The fate of the clock was reported in an interview with Lieutenant-Colonel Dollman entitled "The Wanderings of a Clock" in The Advertiser on Thursday 1 February 1917:

"Visitors came and gazed in wonder that such a mark of civilised life should have been set up at such a place, and some war correspondents photographed it and published it in an English newspaper and called it the 'Big Ben of the Peninsula.'...

Then came the evacuation, and the clock was taken off too, although our movements were hurried and sudden. In the dead of night, with the constant fire of the enemy and of our own guns, we silently crept to the landing-place, and were taken on barges to where a ship lay waiting for us to board. We embarked, and with us our scanty stores, but in one of the cases was our beloved Big Ben, and by the time the dawn light flushed the Eastern sky the shores of Gallipoli lay far behind and those of Lemnos hove in sight.

The clock next showed its face to the people of La Belle France, this time at the village of Morbecque, when we were for the first time accommodated in billets, and the clock erected by the side of a cobblestone roadway.

Next at Armentieres, where the horse and transport lines were established in rear of our trenches, and later in Belgium, the clock showed its face: but when the first instruction came for us to prepare to take part in the battle of the Somme; our dear old friend was tenderly packed away and dispatched with surplus regimental stores to Etaples, while the Battalion went on its way to cover itself with glory.

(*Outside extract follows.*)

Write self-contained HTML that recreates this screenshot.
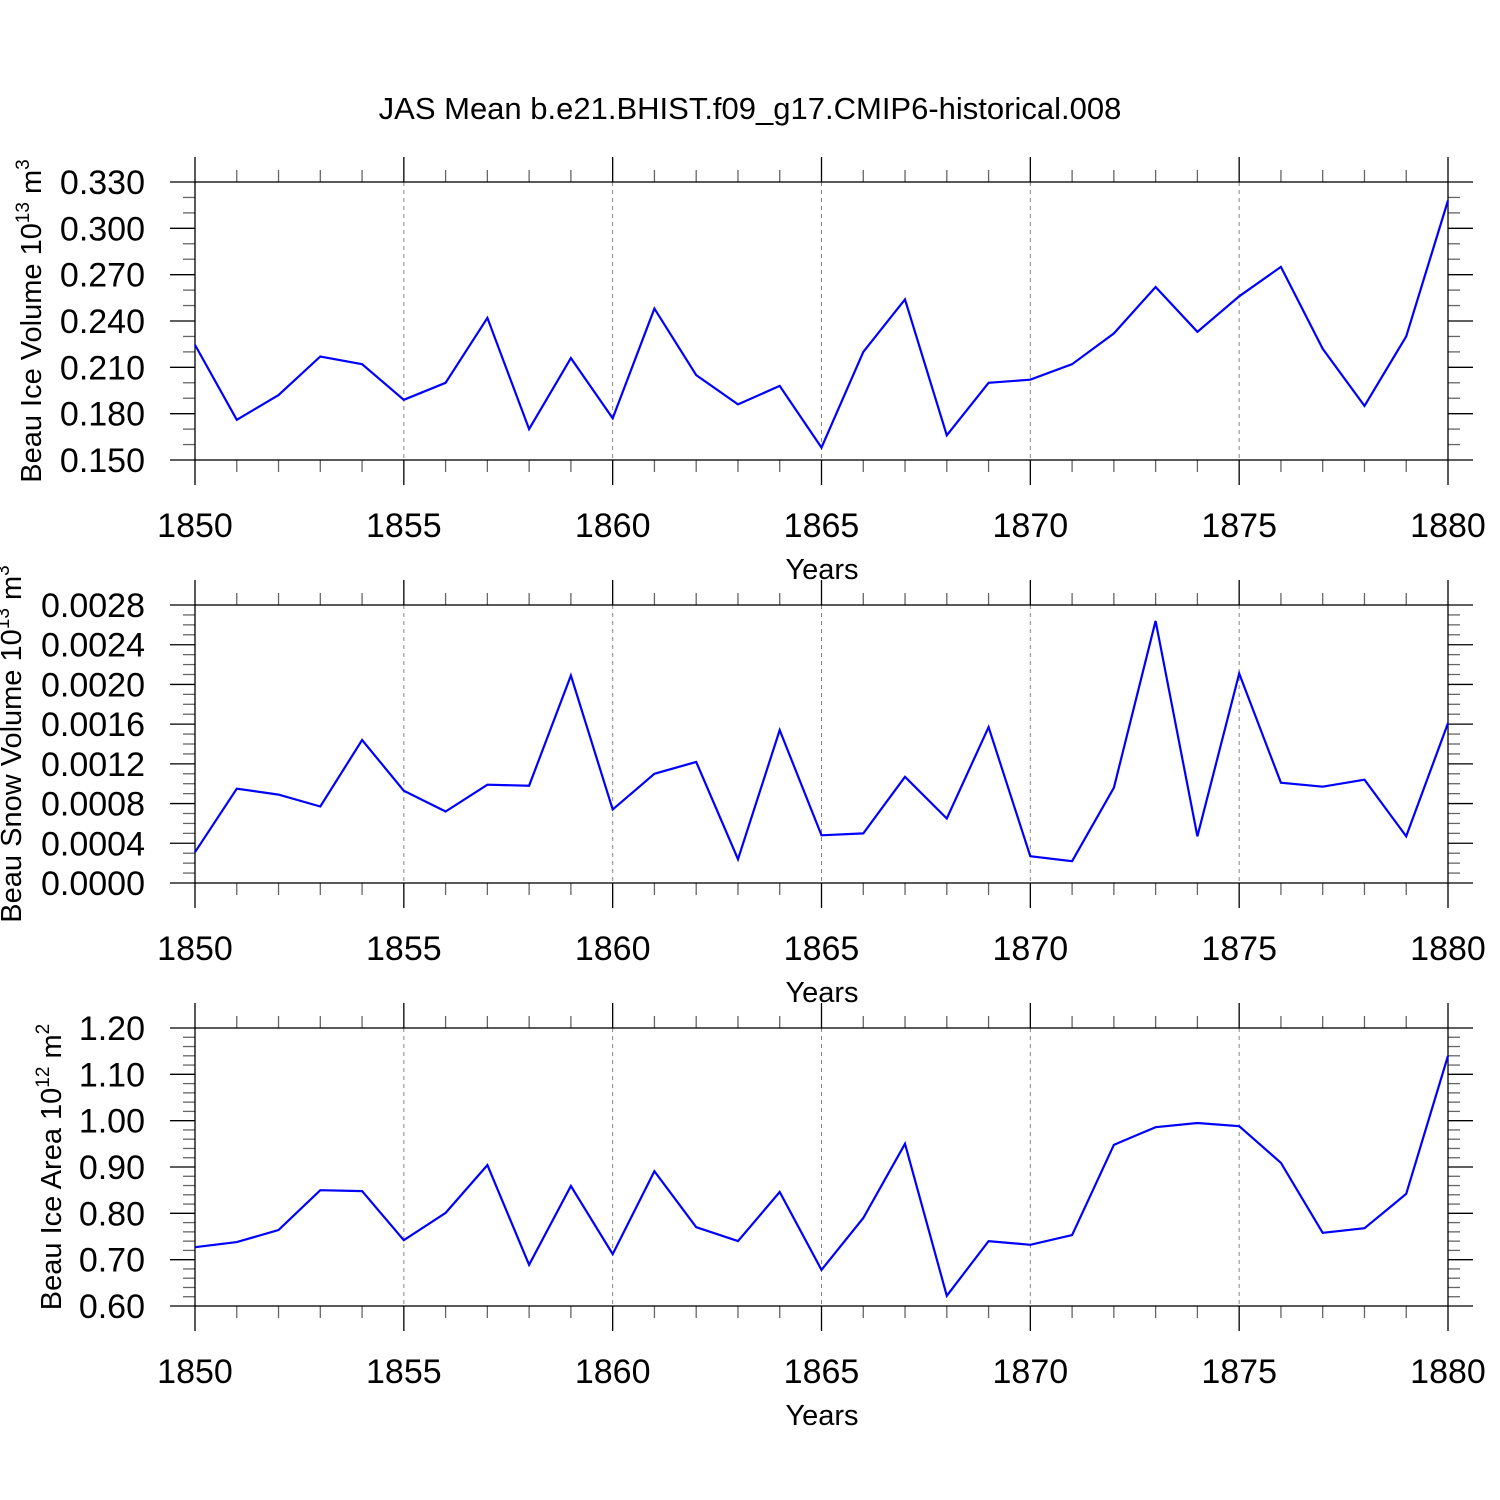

I look back upon the clock's association with the Battalion with sincere appreciation, and every time I read the truth in its face, I recalled the face of the man who had been good enough to present it. He is an old and valued friend, a comrade of my earlier military days, and the fine spirit of patriotism he has shown for many years stumps him as an ardent Imperialist and a citizen of high repute."